En France, ce n’est qu’en 1976 qu’un décret lève l’interdiction de la L. S ! Il n’empêche. Ce qui se développe, c’est le marché juteux des appareillages en tous genre. S’ils peuvent apporter un relatif confort à certains, ne redonneront jamais l’ouïe aux sourds profonds mais en revanche s’inscrivent dans une médicalisation qui dénie leur identité culturelle.

Antoine Billy a 25 ans, il est sourd de naissance, de parents entendants : « dans l’institution traditionnelle que j’ai fréquenté petit, l’orthophoniste me donnait des claques lorsque je ne répétais pas bien les sons. On me faisait prendre de l’eau au fond de la gorge pour prononcer le « r ». Lorsque je n’y arrivais pas, on me disait que je le faisais exprès… Et mon cas n’est pas isolé, c’est encore ainsi que fonctionne la plupart des institutions spécialisées oralistes ».

En 1979, des sourds créent l’Association « Deux Langues pour une Education » (2 LPE) qui s’adresse surtout aux parents entendants d’enfants sourds. La philosophie en est simple : puisque l’échec de l’oralisme est chaque jour démontré, (99 % des enfants sourds ne savent ni lire ni écrire) il faut répandre l’enseignement de la langue des signes. Une fois acquise comme n’importe quelle autre langue maternelle, l’enfant peut alors acquérir la lecture et l’écriture de son pays et dès lors, ambitionner de suivre des études, y compris supérieures, comme c’est le cas en Suède par exemple. « J’ai deux filles sourdes, raconte Sylvie. L’aînée a vu, durant des années, des médecins, des spécialistes. Elle a été dans des institutions traditionnelles où le retard scolaire est considéré comme inévitable. La seconde -entre temps j’avais rencontré les gens de « 2 LPE » - a été en classe bilingue. Elle suit une scolarité normale et surtout, elle paraît plus épanouie. »
Michel Lamothe, interprète du Service d’éducation bilingue de Poitiers et promoteur, avec J. F. Mercurio de « 2 LPE Centre Ouest » a longtemps travaillé dans un institut traditionnel à Poitiers. Il a vécu et subi les conflits qui ont eut lieu entre tenants de l’oralisme et militants de la L. S. « Il n’existe en France que quelques classes bilingues. A Poitiers, chaque année, nous nous battons pour que la classe du niveau supérieur existe. A la prochaine rentrée, nous ouvrons une 6e ! Mais les pouvoirs publics résistent. Ainsi, nous sommes sous tutelle non de l’Education nationale mais du ministère de la Santé. Et la DDASS, alors qu’elle accorde un prix de journée supérieur à 1 000 Frs par enfant dans une institution (généralement confessionnelle) traditionnelle, ne nous en octroie qu’un tiers… Ce sont donc les parents qui nous reversent l’allocation spéciale handicapé qu’ils perçoivent… »

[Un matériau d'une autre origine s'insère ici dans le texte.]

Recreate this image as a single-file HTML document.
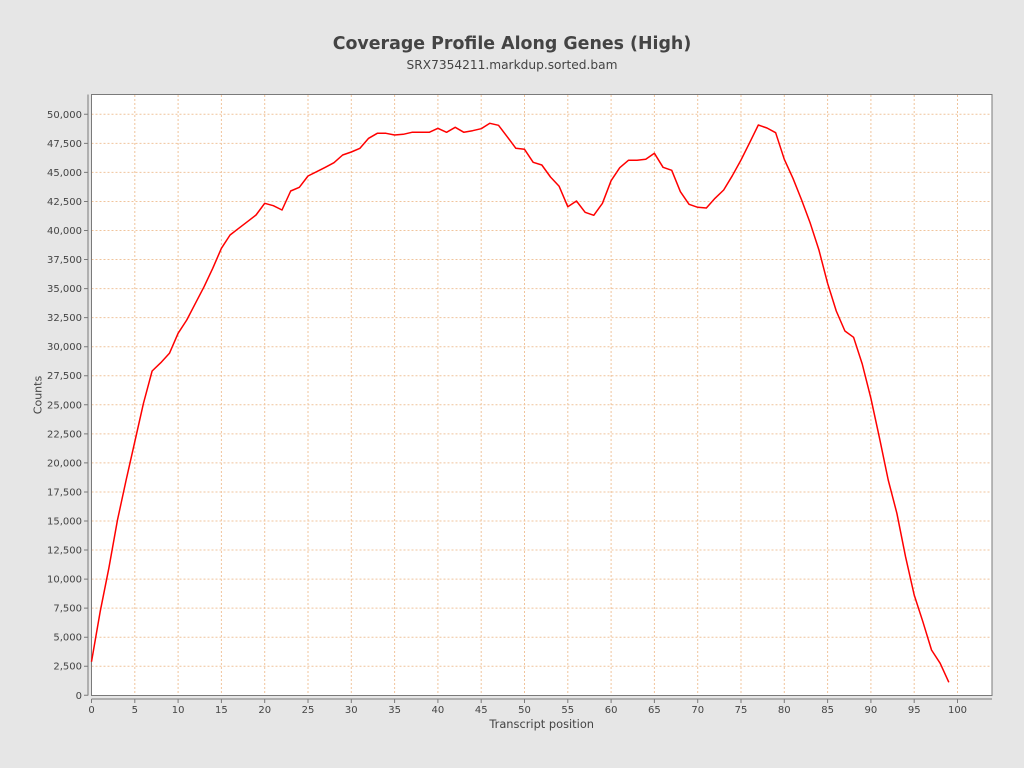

On le voit, la route risque d’être encore longue pour la reconnaissance des sourds comme citoyens à part entière. De l’école à la télévision (le journal hebdomadaire des sourds et malentendants est réalisé par un entendant et par exemple, n’a pas fait mention du Congrès de Poitiers !), de l’Université au milieu professionnel, l’exclusion des sourds reste la règle. Mais il y a fort à parier que la réussite du Congrès de Poitiers, répercutée par les quatre cents hommes et femmes, souvent jeunes, venus de vingt six pays, marque une étape nouvelle. Par la langue des signes, grâce aux interprètes, (généralement anciens enfants de parents sourds) on entendra de plus en plus parler d’eux… « L’apartheid » envers les sourds, comme ils disent eux-mêmes, en a pris un coup.